Healthcare workers must also be directly penalised for not reporting all child pregnancies to law enforcement for investigation of statutory rape, says the writer.
Healthcare workers must also be directly penalised for not reporting all child pregnancies to law enforcement for investigation of statutory rape, says the writer. (123RF)

A few days ago, not very far from where I live, a baby who is estimated to be about three weeks old was found abandoned. A very sad situation, I must say, but luckily the child was found alive and healthy.

The child was handed over to the appropriate authorities. As we were looking on, murmurs from the crowd arose, murmurs such as “what kind of a woman would do this?”, “how do you carry a child for nine months and then abandon them?”, “people are trying hard to have children, and here she is abandoning one”.

I was taken aback by this immediate, almost natural, response to blame the mother. When really, we do not know whether the mother left the baby or not. It could be a man that left the child; it could be a kidnapping or hijacking gone wrong and the mother is somewhere restless searching for their child. No-one stopped to speak or pose questions on the father’s role; the immediate burden of this, is carried by the woman.

This is despite knowing very little about how the baby landed there. Because the child was warmly dressed and looked well taken care of, for the period prior to being left on the side of the road.

Speculation leads me to believe that whoever put the baby there deliberately, put them there with the hopes that they will fare better in life with someone else, that there is someone who is better suited to take care of them.

We are quick to be sentimental, that who better to raise a child than their own mother? Many reflect on the hardships they went through to raise their children and how their children today are grown and thriving, despite the hardships. The challenges of being a single parent, raising a newborn baby, have become a distant memory, so like them, this woman should have “fought”.

In conversation with some of the women present at the scene, on the role of the father in what may have led the woman to this point, one said: “She would not be the first woman to be left by a man, to raise a child on her own.”
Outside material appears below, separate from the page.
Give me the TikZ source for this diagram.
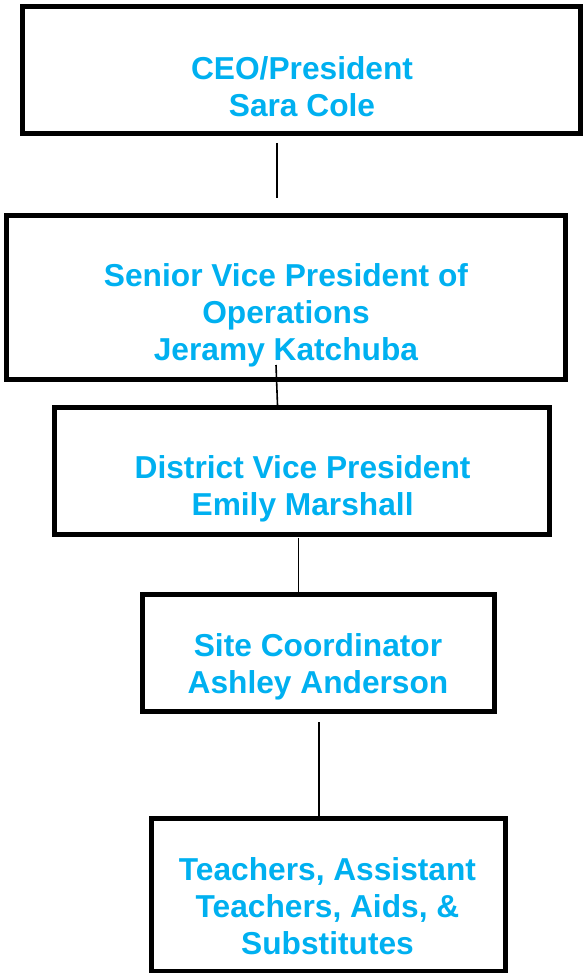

Our society has normalised the abnormal so much so that women have internalised the hardships of raising a baby, that they are okay with men being absent – not that I blame them honestly. But I cannot help but be gobsmacked at the pure dismissal of the fact that, the absence of a father could have been a huge contributing factor.

There is this expectation that a woman should be able to do it alone. In this instance, it seems, there is no room to question the man's role, regardless of the fact that a child is the result of two people. Just like that, the man is absolved of his contribution, because of the expected unreliableness of men.

However, the same logic is not applied in the context of the woman. Where compassion and empathy is felt on her behalf because it is “unlike a woman to abandon their child”. No! a woman does not get a free ticket, premised on the reliable nature of women, that there must be a bigger reason if indeed a child was deliberately abandoned, because this is unexpected behaviour of a woman.

What most people saw was a careless woman, not a woman who is perhaps suffering from postnatal depression – a very common battle in SA, with 30% to 40% of mothers battling this mental illness after giving birth.

This is the very same society that shuns, shames and ridicules girls who choose abortion when faced with unwanted pregnancies but is surprised when children are found abandoned.

Do not get me wrong, I am not justifying the abandoning of an innocent child. What I am bringing to the table for discussion is how quickly our society forgets or how quick we are to forget the context in which some situations occur and the role that this very society has played in the end product.

I am also speaking to what is a natural response of burdening women with the blame as if they were the only ones that made this child. And this is working on an assumption that it is indeed a woman who left that child. We do not stop and ask if the father was present, how differently could this have turned out.